しかし、見事に合格、「電卓のおかげだった」と、お礼の連絡に、心から祝ってやりました。
あえて妹の事を記したのは、障害の有無に関係なく、平等に与えられた、この元気に打ち続ける鼓動がある限り、自身の置かれている立場や状況を正面から見つめ、
鼓動に負けない、強い心、唯一最良の道を選択して行けば、素晴らしい人生が送れるものと確信し、体の不自由な人達が、一人でも多く障害を乗り越え、社会の一員として胸を張り、堂々と生きて行って欲しい、と願うからである。
おそらく我が家は、福祉の光の届かない、日本南端の、最も貧しい家庭だったでしょう。
障害者と両親が、貧しさゆえ、2千キロという壁を乗り越えられず、会う事叶わぬ状況下、幸せを求め続けた、家族の絆、障害者の励みになれば、と・・・
最近、自分で決断し、実行する妹の姿を見る時、「この妹に幸多かれ・・」と祈る毎日。
妹は生涯、片足補装具で生きるしかありません。
補装具でも仕方ない、しっかり自分の人生を歩んで欲しい・・・
決っして忘れない、あの時の笑顔を。
「兄ちゃん! 私、給料袋、二つ貰えるように成ったのよ・・・」

1049 神さま・・・


片方の足でペダルをこぐ乗り方を必死に練習。
遊び盛りの姿を見、何んでこんな目に会うのか。
完全にマヒした足、妹は、いつも男の子のように、ズボンを履くしかありません。
他の女の子同様、スカートを履かせてやりたい・・
何んで、スカートが履けない体になったんだ!
何んで3歳の女の子が、杖をついて歩かなければならないんだ!
何んの罪も犯していないのに・・・
何んで幼い女の子に、過酷な試練を背負わせるんだ・・・
何んで、不公平な扱いをされなければならないのか・・・
神様がいるなら助けて欲しい・・・
妹のマヒした足を見るたび、動作を見るたび、涙が止まりませんでした。
ひかるより妹のほうが、悔しい思いを数千、数万倍した事でしょう。
不自由な体での行動範囲はわずが、車を自由に乗り回し、本当の足代わり、見聞きする喜びは、人生最大の喜びだった事でしょう。

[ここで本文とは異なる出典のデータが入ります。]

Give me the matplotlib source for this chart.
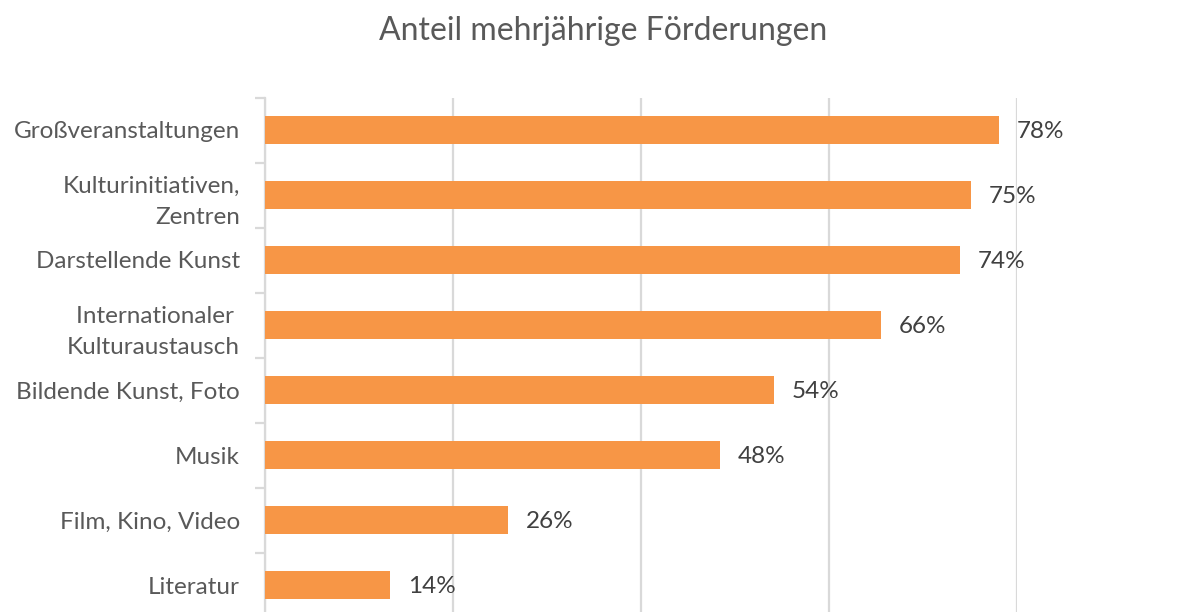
import matplotlib.pyplot as plt

categories = ["Großveranstaltungen", "Kulturinitiativen,\nZentren", "Darstellende Kunst",
              "Internationaler \nKulturaustausch", "Bildende Kunst, Foto", "Musik",
              "Film, Kino, Video", "Literatur"]
values = [78.1, 75.1, 73.9, 65.5, 54.1, 48.4, 25.9, 13.3]
value_labels = ["78%", "75%", "74%", "66%", "54%", "48%", "26%", "14%"]

plt.rcParams['font.family'] = ['Lato', 'DejaVu Sans']

fig = plt.figure(figsize=(11.95, 6.12), dpi=100)
# axes runs a little below the bottom edge of the figure, as in the original
ax = fig.add_axes([265/1195, -5.5/612, 752/1195, 520/612])

n = len(categories)
ypos = list(range(n))
ax.barh(ypos, values, height=0.43, color='#F79646', zorder=3)
ax.set_ylim(n - 0.5, -0.5)
ax.set_xlim(0, 80)

for y, v, lab in zip(ypos, values, value_labels):
    ax.text(v + 1.9, y + 0.02, lab, va='center', ha='left', fontsize=17.5,
            color='#404040', clip_on=False)

ax.set_xticks([0, 20, 40, 60, 80])
ax.xaxis.grid(True, color='#D9D9D9', linewidth=1.6, zorder=0)
ax.tick_params(axis='x', length=0, labelbottom=False)

ax.set_yticks(ypos)
ax.set_yticklabels(categories, fontsize=17.5, color='#595959', ha='right',
                   linespacing=1.6)
ax.set_yticks([i + 0.5 for i in range(-1, n)], minor=True)
ax.tick_params(axis='y', which='major', length=0, pad=18)
ax.tick_params(axis='y', which='minor', length=7, width=1.6, color='#D9D9D9')

for s in ['top', 'right', 'bottom']:
    ax.spines[s].set_visible(False)
ax.spines['left'].set_color('#D9D9D9')
ax.spines['left'].set_linewidth(1.6)

fig.text(603/1195, 1 - 31/612, "Anteil mehrjährige Förderungen", ha='center', va='center',
         fontsize=23, color='#595959')

fig.savefig('out.png', dpi=100)
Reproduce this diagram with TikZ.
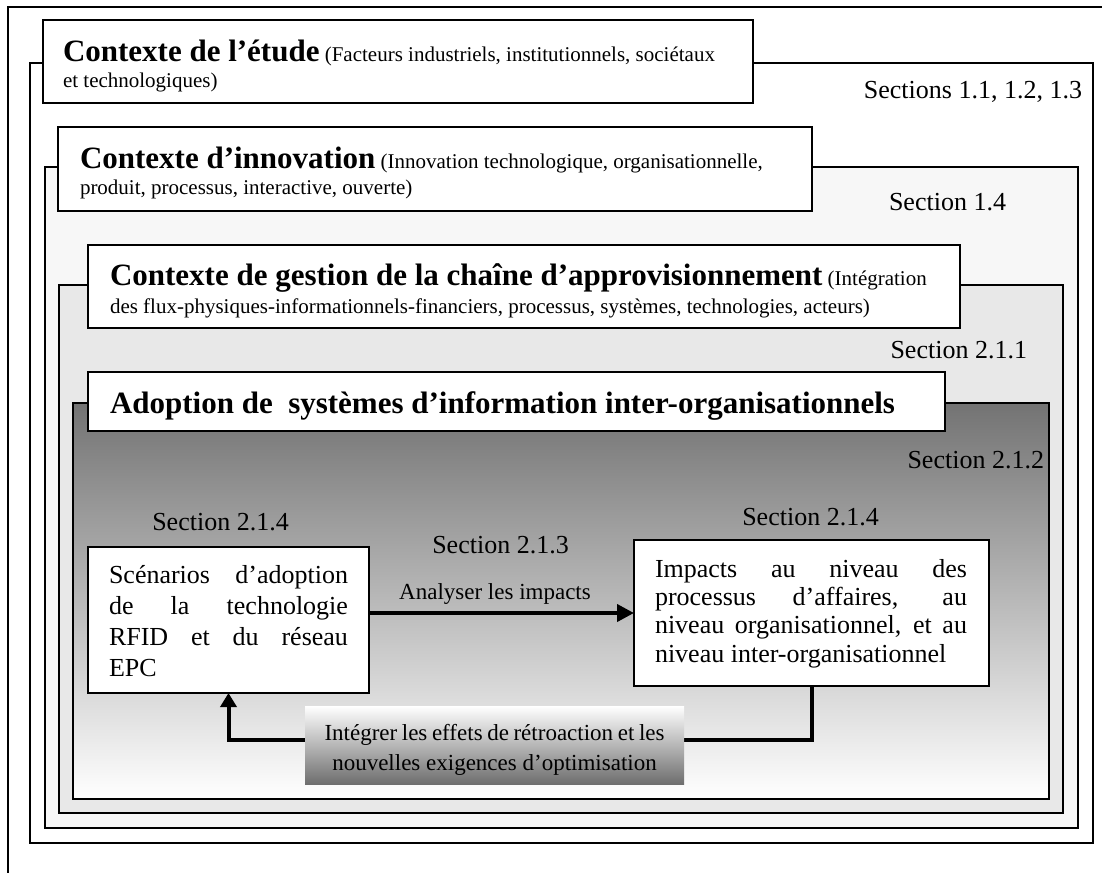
\documentclass[tikz,border=0pt]{standalone}
\usepackage{fontspec}
\setmainfont{Liberation Serif}
\usetikzlibrary{arrows.meta,shadows}

\definecolor{paleA}{HTML}{F7F7F7}
\definecolor{paleB}{HTML}{E8E8E8}
\definecolor{deepgray}{HTML}{737373}
\definecolor{midgray}{HTML}{C6C6C6}
\definecolor{boxgray}{HTML}{6E6E6E}
\definecolor{boxmid}{HTML}{D2D2D2}

% font sizes (1pt = 1px of the page)
\newcommand\ttlfont{\fontsize{31}{36}\selectfont\bfseries}
\newcommand\notefont{\fontsize{21}{25}\selectfont}
\newcommand\lblfont{\fontsize{26}{31}\selectfont}
\newcommand\smlfont{\fontsize{23}{28}\selectfont}
% stack of lines whose baseline is the first line's baseline
\newcommand\linestack[2]{\vtop{\baselineskip=#1\lineskiplimit=-\maxdimen #2}}

\tikzset{
  frame/.style={draw=black, line width=1.8pt, outer sep=0pt, inner sep=0pt,
    anchor=north west,
    drop shadow={shadow xshift=1.3pt, shadow yshift=-1.3pt, fill=black!40}},
  titlebox/.style={frame, fill=white},
  stagebox/.style={frame, fill=white, line width=2.8pt},
  txt/.style={inner sep=0pt, outer sep=0pt},
  flow/.style={line width=4pt},
}

\begin{document}
\begin{tikzpicture}[x=1pt, y=-1pt]
\useasboundingbox (0,0) rectangle (1102,873);
\fill[white] (0,0) rectangle (1102,873);

% outermost frame (open towards the page edges)
\draw[line width=1.8pt] (1102,7) -- (8,7) -- (8,873);

% nested context frames and their title boxes
\node[frame, fill=white, minimum width=1063pt, minimum height=780pt] (f1) at (30,63) {};
\node[titlebox, minimum width=710pt, minimum height=83pt] (h1) at (43,20) {};

\node[frame, fill=paleA, minimum width=1033pt, minimum height=661pt] (f2) at (45,167) {};
\node[titlebox, minimum width=754pt, minimum height=84pt] (h2) at (58,127) {};

\node[frame, fill=paleB, minimum width=1004pt, minimum height=528pt] (f3) at (59,285) {};
\node[titlebox, minimum width=872pt, minimum height=83pt] (h3) at (88,245) {};

\node[frame, top color=deepgray, middle color=midgray, bottom color=white,
      minimum width=976pt, minimum height=396pt] (f4) at (73,403) {};
\node[titlebox, minimum width=857pt, minimum height=59pt] (h4) at (88,372) {};

% title texts
\node[txt, anchor=base west, font=\notefont] (h1text) at (63,61)
  {\linestack{26pt}{\hbox{{\ttlfont Contexte de l’étude} (Facteurs industriels, institutionnels, sociétaux}\hbox{et technologiques)}}};
\node[txt, anchor=base west, font=\notefont] (h2text) at (80,168)
  {\linestack{26pt}{\hbox{{\ttlfont Contexte d’innovation} (Innovation technologique, organisationnelle,}\hbox{produit, processus, interactive, ouverte)}}};
\node[txt, anchor=base west, font=\notefont] (h3text) at (110,285)
  {\linestack{28pt}{\hbox{{\ttlfont Contexte de gestion de la chaîne d’approvisionnement} (Intégration}\hbox{des flux-physiques-informationnels-financiers, processus, systèmes, technologies, acteurs)}}};
\node[txt, anchor=base west, font=\ttlfont] (h4text) at (110,413)
  {Adoption de\ \ systèmes d’information inter-organisationnels};

% section references
\node[txt, anchor=base east, font=\lblfont] (s1) at (1082,98) {Sections 1.1, 1.2, 1.3};
\node[txt, anchor=base east, font=\lblfont] (s2) at (1006,210) {Section 1.4};
\node[txt, anchor=base east, font=\lblfont] (s3) at (1027,358) {Section 2.1.1};
\node[txt, anchor=base east, font=\lblfont] (s4) at (1044,468) {Section 2.1.2};
\node[txt, anchor=base, font=\lblfont] (s5) at (220.5,530) {Section 2.1.4};
\node[txt, anchor=base, font=\lblfont] (s6) at (810.5,525) {Section 2.1.4};
\node[txt, anchor=base, font=\lblfont] (s7) at (500.5,553) {Section 2.1.3};

% the two stages
\node[stagebox, minimum width=281pt, minimum height=146pt] (lb) at (88,547) {};
\node[stagebox, minimum width=355pt, minimum height=146pt] (rb) at (634,540) {};

\node[txt, anchor=base west, font=\lblfont] (lbtext) at (109,583)
  {\linestack{31pt}{%
    \hbox to 239pt{Scénarios d’adoption}%
    \hbox to 239pt{de la technologie}%
    \hbox to 239pt{RFID et du réseau}%
    \hbox{EPC}}};
\node[txt, anchor=base west, font=\lblfont] (rbtext) at (655,577)
  {\linestack{28.4pt}{%
    \hbox to 312pt{Impacts au niveau des}%
    \hbox to 312pt{processus d’affaires, au}%
    \hbox to 312pt{niveau organisationnel, et au}%
    \hbox{niveau inter-organisationnel}}};

% analysis arrow
\draw[flow, -{Triangle[length=17pt, width=17pt]}] (lb.east |- rb.west) -- (rb.west);
\node[txt, anchor=base, font=\smlfont] (alabel) at (495,599) {Analyser les impacts};

% feedback loop
\coordinate (fbR) at (812,740);
\draw[flow, -{Triangle[length=14pt, width=16pt]}]
  (rb.south -| fbR) -- (fbR) -- (lb.south |- fbR) -- (lb.south);

\node[txt, anchor=north west, top color=white, middle color=boxmid, bottom color=boxgray,
      minimum width=379pt, minimum height=78pt] (fb) at (305,706) {};
\node[txt, anchor=base, font=\smlfont] (fbtext) at (494.5,740)
  {\linestack{30pt}{%
    \hbox to 340pt{\hfil Intégrer les effets de rétroaction et les\hfil}%
    \hbox to 340pt{\hfil nouvelles exigences d’optimisation\hfil}}};
\end{tikzpicture}
\end{document}
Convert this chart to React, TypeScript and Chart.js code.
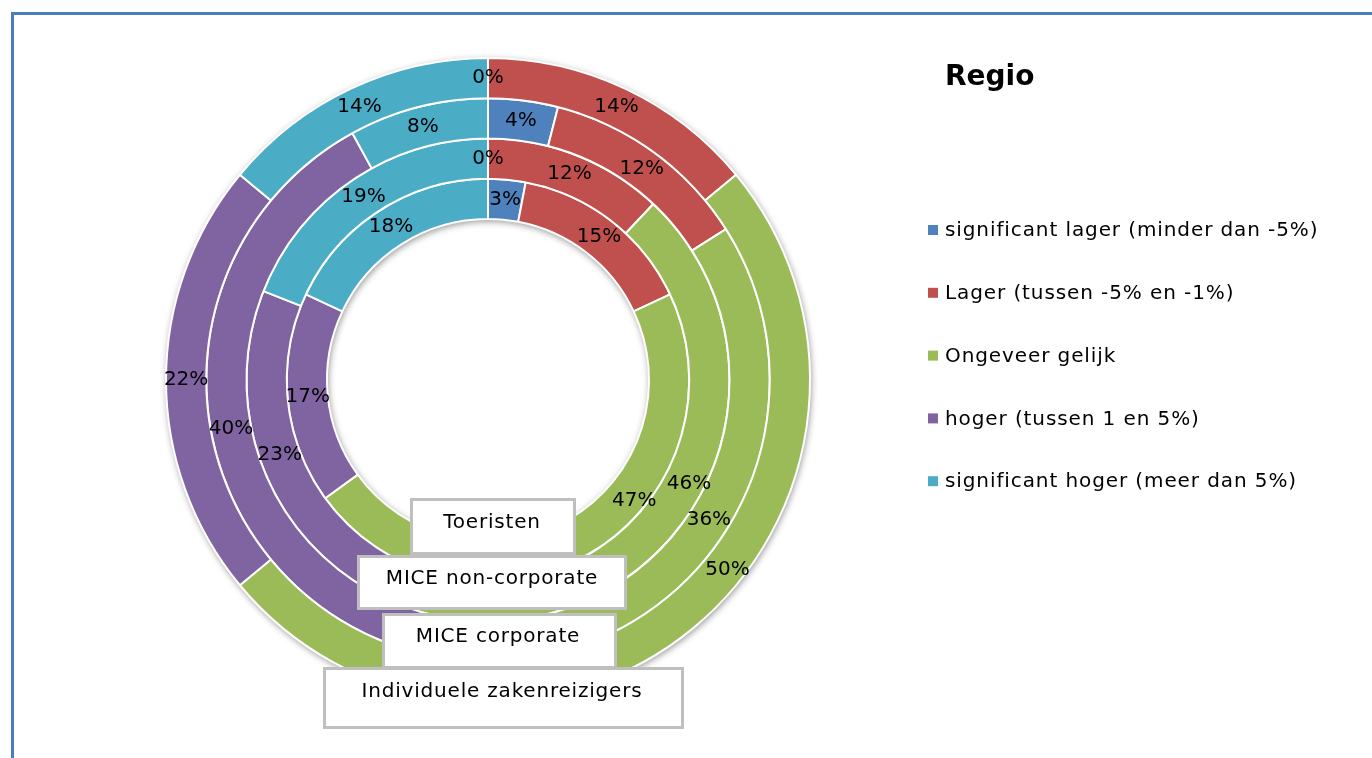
import React, { useEffect, useRef } from "react";
import { Chart, registerables } from "chart.js";

Chart.register(...registerables);

// ---- Data ----
const categories = [
  "significant lager (minder dan -5%)",
  "Lager (tussen -5% en -1%)",
  "Ongeveer gelijk",
  "hoger (tussen 1 en 5%)",
  "significant hoger (meer dan 5%)",
];
// rings from outer to inner
const ringNames = ["Individuele zakenreizigers", "MICE corporate", "MICE non-corporate", "Toeristen"];
const individueleZakenreizigers = [0, 14, 50, 22, 14];
const miceCorporate = [4, 12, 36, 40, 8];
const miceNonCorporate = [0, 12, 46, 23, 19];
const toeristen = [3, 15, 47, 17, 18];
const seriesValues = [individueleZakenreizigers, miceCorporate, miceNonCorporate, toeristen];
const legendTitle = "Regio";

// ---- Style / layout ----
const colors = ["#4F81BD", "#C0504D", "#9BBB59", "#8064A2", "#4BACC6"];
const FONT = "'DejaVu Sans', Verdana, sans-serif";
// label nudges (px) for labels Excel moved, key: datasetIndex-index
const labelNudge: Record<string, [number, number]> = {
  "3-2": [54, -35],
  "2-2": [22, -26],
  "0-2": [47, -43],
};
// category boxes: ringIndex, left, top, width, height, textX, textY (drawn inner first)
const boxLayout: [number, number, number, number, number, number, number][] = [
  [3, 411, 499, 163, 54, 492, 523],
  [2, 358, 556, 267, 52, 492, 579],
  [1, 383, 614, 232, 53, 498, 637],
  [0, 324, 668, 358, 59, 502, 692],
];

const decorPlugin = {
  id: "decor",
  beforeDraw(chart: any) {
    const ctx = chart.ctx;
    ctx.save();
    ctx.fillStyle = "#ffffff";
    ctx.fillRect(0, 0, chart.width, chart.height);
    ctx.strokeStyle = "#4A7EBB";
    ctx.lineWidth = 3;
    ctx.beginPath();
    ctx.moveTo(12.5, chart.height + 5);
    ctx.lineTo(12.5, 13.5);
    ctx.lineTo(chart.width + 5, 13.5);
    ctx.stroke();
    ctx.restore();
  },
  beforeDatasetsDraw(chart: any) {
    const ctx = chart.ctx;
    const outer = chart.getDatasetMeta(0).data[0];
    const inner = chart.getDatasetMeta(chart.data.datasets.length - 1).data[0];
    if (!outer || !inner) return;
    ctx.save();
    ctx.beginPath();
    ctx.arc(outer.x, outer.y, outer.outerRadius, 0, Math.PI * 2);
    ctx.arc(outer.x, outer.y, inner.innerRadius, 0, Math.PI * 2, true);
    ctx.closePath();
    ctx.shadowColor = "rgba(0,0,0,0.45)";
    ctx.shadowBlur = 7;
    ctx.shadowOffsetX = 1;
    ctx.shadowOffsetY = 2;
    ctx.fillStyle = "#ffffff";
    ctx.fill("evenodd");
    ctx.restore();
  },
  afterDatasetsDraw(chart: any) {
    const ctx = chart.ctx;
    ctx.save();
    ctx.font = `20px ${FONT}`;
    ctx.fillStyle = "#000000";
    ctx.textAlign = "center";
    ctx.textBaseline = "middle";
    chart.data.datasets.forEach((ds: any, di: number) => {
      const meta = chart.getDatasetMeta(di);
      meta.data.forEach((arc: any, i: number) => {
        const p = arc.tooltipPosition();
        const n = labelNudge[`${di}-${i}`] || [0, 0];
        ctx.fillText(`${ds.data[i]}%`, p.x + n[0], p.y + n[1]);
      });
    });
    ctx.restore();
  },
  afterDraw(chart: any) {
    const ctx = chart.ctx;
    ctx.save();
    // category boxes
    boxLayout.forEach(([ri, l, t, w, h, tx, ty]) => {
      ctx.fillStyle = "#ffffff";
      ctx.fillRect(l, t, w, h);
      ctx.strokeStyle = "#BFBFBF";
      ctx.lineWidth = 3;
      ctx.strokeRect(l + 0.5, t + 0.5, w, h);
      ctx.fillStyle = "#000000";
      ctx.font = `20px ${FONT}`;
      (ctx as any).letterSpacing = "0.8px";
      ctx.textAlign = "center";
      ctx.textBaseline = "middle";
      ctx.fillText(chart.data.datasets[ri].label, tx, ty);
    });
    // legend
    (ctx as any).letterSpacing = "0px";
    ctx.fillStyle = "#000000";
    ctx.font = `bold 28px ${FONT}`;
    ctx.textAlign = "left";
    ctx.textBaseline = "middle";
    ctx.fillText(legendTitle, 945, 78);
    ctx.font = `20px ${FONT}`;
    (ctx as any).letterSpacing = "0.9px";
    chart.data.labels.forEach((lab: string, i: number) => {
      const y = 230 + i * 62.8;
      ctx.fillStyle = colors[i];
      ctx.fillRect(928, y - 5, 10, 10);
      ctx.fillStyle = "#000000";
      ctx.fillText(lab, 945, y + 1);
    });
    ctx.restore();
  },
};

export default function App() {
  const ref = useRef<HTMLCanvasElement>(null);
  useEffect(() => {
    if (!ref.current) return;
    const chart = new Chart(ref.current, {
      type: "doughnut",
      data: {
        labels: categories,
        datasets: seriesValues.map((vals, i) => ({
          label: ringNames[i],
          data: vals,
          backgroundColor: colors,
          borderColor: "#ffffff",
          borderWidth: 2,
        })),
      },
      options: {
        animation: false,
        responsive: true,
        maintainAspectRatio: false,
        cutout: "50%",
        events: [],
        layout: { padding: { left: 165, top: 57, right: 561, bottom: 55 } },
        plugins: {
          legend: { display: false },
          tooltip: { enabled: false },
          title: { display: false },
        },
      },
      plugins: [decorPlugin],
    });
    return () => chart.destroy();
  }, []);
  return (
    <div style={{ position: "absolute", left: 0, top: 0, width: 1372, height: 758 }}>
      <canvas ref={ref} />
    </div>
  );
}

免許取得から数年後、妹の友人から連絡があり、電話は通じるけど、部屋には来ないで欲しい。
来ても、絶対に、中に入れない、との事。
ひかるが電話をしても、同じ返事。
でも大事な時は、必ず相談をしてきたので、こんどのことは、たいした事はないだろう、とあまり心配はしませんでした。
数ヶ月経過後、妹が、縫製技能検定試験、国家試験に合格したので、祝ってやって欲しいと、友人からの連絡。
受験のため、部屋中問題を張り、教材などで、足の踏み場もなく、人を部屋に入れる状況でなかったとの事でした。
その内、母校の東京都身体障害者職業訓練校から、後輩達のため、週二日の実技指導と講義を引き受けて欲しい、と言われている、との相談。
10年以上もお世話になっている縫製制会社だけど、最悪の場合は、やめる事を覚悟し、講師の仕事を受けるべきだ、とアドバイス。
学校側からも縫製会社に口添えがあり、会社勤めと講師の仕事を両立。
一級縫製技能者、という事で、会社や得意先からも信頼され、サンプル品や高級品の縫製からサイズ直し、後輩達の指導、と忙しい日々を送っております。